Il vino italiano esportato negli Usa non è un “bene di lusso”, non rappresenta una nicchia ad alto valore aggiunto e quindi con margini per assorbire i dazi Usa. È invece un prodotto popolare e che quindi ha molto da temere dalle minacce di Trump. A scendere in campo è l’Unione italiana vini che punta a fare chiarezza dopo che da più parti si è fatta largo l’idea che il vino italiano poiché prodotto premium e con un prezzo medio elevato abbia maggiori possibilità di assorbire i dazi.
Almeno l’80% del vino made in Italy rischia un vero e proprio salto nel buio – spiegano all’Unione italiana vini – perché si tratta dell’ossatura dell’export italiano verso gli Usa, quasi 2,9 milioni di ettolitri (su un totale di 3,6 milioni) equivalenti a 350 milioni di bottiglie si collocano in una fascia di prezzo che non supera i 4,18 euro al litro franco cantina e che – dopo trasporti, dazi, ricarichi alla distribuzione – non supera i 13 dollari la bottiglia.
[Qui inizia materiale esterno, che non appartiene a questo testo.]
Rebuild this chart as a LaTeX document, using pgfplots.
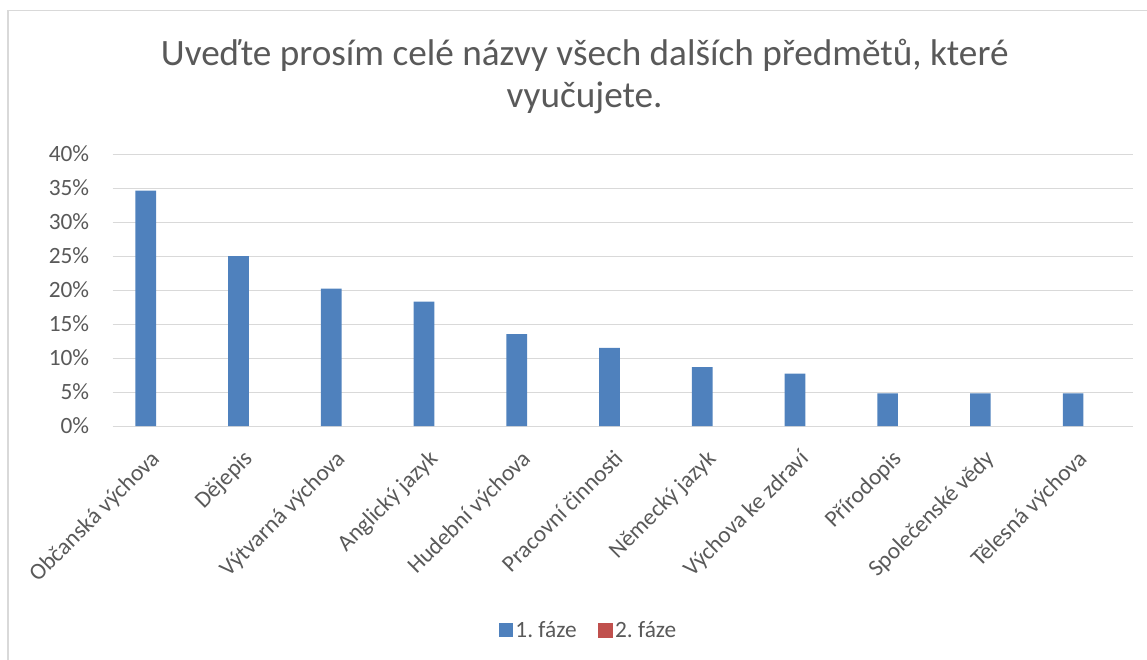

Secondo le stime dell’Osservatorio Uiv quindi, un dazio al 25% comporterebbe un danno diretto per l’export di vino italiano di 470 milioni di euro senza contare quelli indiretti sull’export globale (ad esempio un calo del Pil tedesco sulle auto indotto dai dazi Usa frenerebbe anche la domanda di vino italiano in Germania) che potrebbero spostare il conto dei danni a quasi un miliardo di euro.
Esiste la fascia dei vini luxury e ci sono tra questi anche alcune etichette italiane, ma si tratta di un segmento – aggiungono all’Uiv – che copre il 2% dei volumi di export (e l’8% a valore).
«Il vino italiano negli Usa – ha commentato il presidente dell’Unione italiana vini, Lamberto Frescobaldi – vale circa 2 miliardi di euro con una quota del 24% sul totale mondo delle nostre spedizioni ed è composto da prodotti fortemente identitari che unitamente a un vincente rapporto qualità-prezzo hanno contribuito al successo del made in Italy enologico. La spina dorsale è questa e rappresenta primariamente un posizionamento di fascia media, con possibili fluttuazioni di prezzo dettate dai dazi che espongono l’offerta a possibili migrazioni della domanda. Secondo Uiv – ha aggiunto Frescobaldi – è molto importante poter agire con un “piano di contingenza” basato su 3 livelli: il primo, negoziale, volto a non inserire il vino nelle reciproche liste di prodotti soggetti a barriere commerciali; il secondo, comunitario, che metta a punto misure compensatorie e di promozione; il terzo è nazionale e dovrà inevitabilmente affrontare il tema del contenimento produttivo”.